Un coup d’Etat déjoué en Guinée équatoriale et une tentative de déstabilisation au Burkina Faso. C’était les plats très peu alléchants qui s’étaient invités à la table de fin d’année des Equato-Guinéens et des Burkinabè. Si la nuit de Noël, à en croire les autorités de Malabo, a failli être fatale au régime de Teodoro Obiang Nguema, du fait de mercenaires venus de l’étranger pour l’attaquer, au Burkina Faso, c’est l’année 2017 qui aurait pu s’en aller avec le pouvoir de Roch Marc Christian Kaboré, dans un projet de déstabilisation dont le cerveau présumé, interpellé le 29 décembre, est un colonel de l’armée burkinabè. Dans les deux cas, les enquêtes sont en cours pour évaluer toutes les implications dans ces différentes actions, et surtout procéder au démantèlement des réseaux utilisés, à l’interne comme à l’international, par les présumés «putschistes». Des auditions de cadres de l’armée, et semble-t-il dans le milieu des Organisations de la société civile burkinabè sont menées par la gendarmerie burkinabè, tout comme les forces de sécurité et services de renseignement équato-guinéens sont sur les dents pour mettre hors d’état de nuire, les «mercenaires» et leurs commanditaires dont le portrait-robot dressé par le pouvoir renvoie tout naturellement aux opposants de Teodoro Obiang Nguema. En Guinée équatoriale, la chasse a été lancée même hors des frontières nationales. Et les représentations diplomatiques en territoire équato-guinéen expriment du reste toute leur préoccupation par rapport aux dénonciations d’implications tous azimuts émises par Malabo. Les pays voisins, tout comme l’opposition qui craint que l’occasion soit belle pour le pouvoir de chercher à l’anéantir, ne cachent pas leurs inquiétudes face aux représailles contre les auteurs et commanditaires de ce coup d’Etat contre Teodoro Obiang Nguema.

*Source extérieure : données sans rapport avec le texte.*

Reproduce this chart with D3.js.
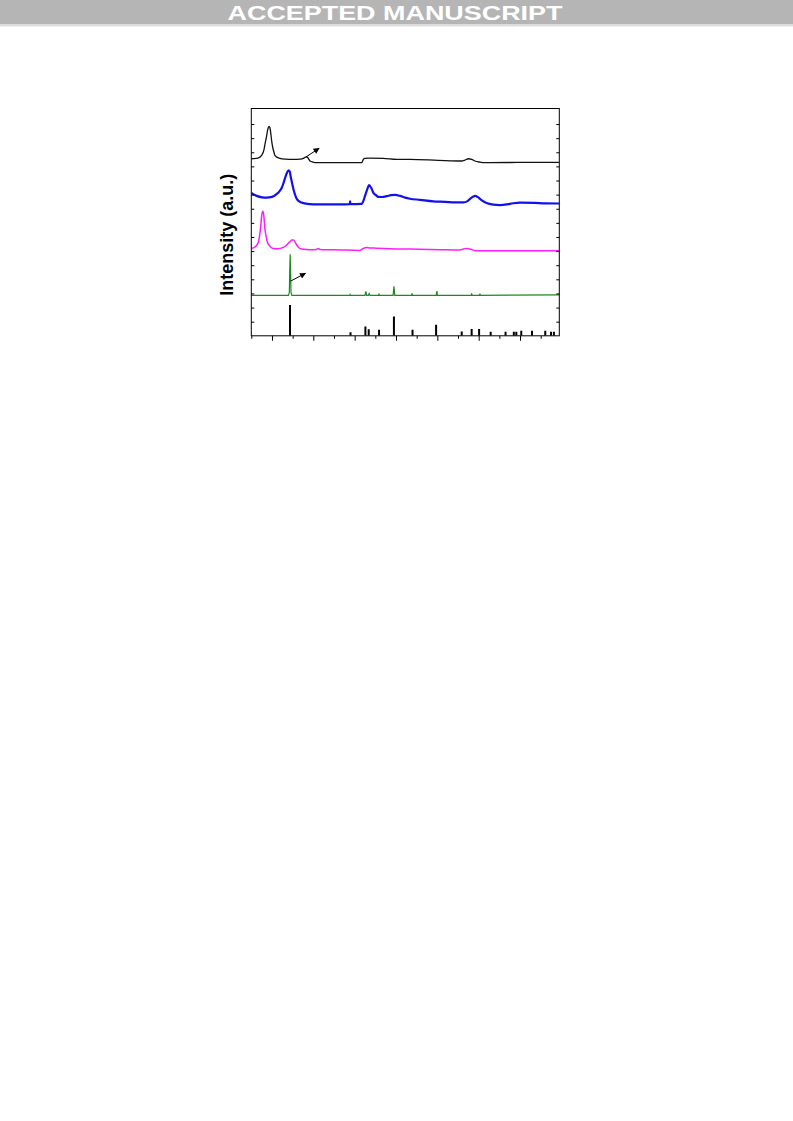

En attendant d’autres rebondissements dans une de ces nouvelles affaires qui empoisonnent le quotidien des Burkinabè, le présumé cerveau vient d’être déposé à la Maison d’arrêt et de correction de l’armée (Maca), ce 3 janvier 2018. Ironie du sort, il y retrouvera, le Général Gilbert Diendéré, lui aussi présumé cerveau d’un coup d’Etat, celui de septembre 2015 qui a failli mettre entre parenthèses, la transition politique que traversait le Burkina Faso suite à l’insurrection populaire des 30 et 31 octobre 2014. Les retrouvailles entre anciens et nouveau pensionnaires de la Maca risquent d’être des plus électriques. Barry le nouveau devant se retrouver face à des «camarades de prison», des éléments de l’ex-régiment de sécurité présidentielle (RSP), corps dont il a fortement contribué à la dissolution. Du reste, Auguste Denise Barry et les ex-RSP, c’était du chien et chat. Le colonel fraîchement écroué, tout puissant ministre de la Sécurité à l’époque de la Transition, a d’ailleurs été démis de ses fonctions, à la suite d’une énième crise avec le RSP du Général Diendéré. Une chose est certaine, cette tentative de déstabilisation que certains ont encore du mal à prendre au sérieux, et derrière laquelle d’autres voient des mains encore invisibles, vient corser davantage l’équation de la cohésion au sein de l’armée burkinabè mais surtout celle de la stabilité du régime Kaboré, malmené par une fronde sociale qui, loin de faiblir, prend de la force comme un cyclone au fur à mesure de son évolution.
Ainsi, l’Afrique n’a pas définitivement tourné le dos aux coups d’Etat. Le constat est amer. Qu’elles soient vraies ou montées de toutes pièces à des fins inavouées, ces tentatives de déstabilisation, sont la preuve que la démocratie sous les tropiques a encore du chemin à faire, un sentier sinueux, parsemé d’obstacles dont les plus coriaces sont les putschs et autres insurrections populaires, spontanés ou minutieusement concoctés.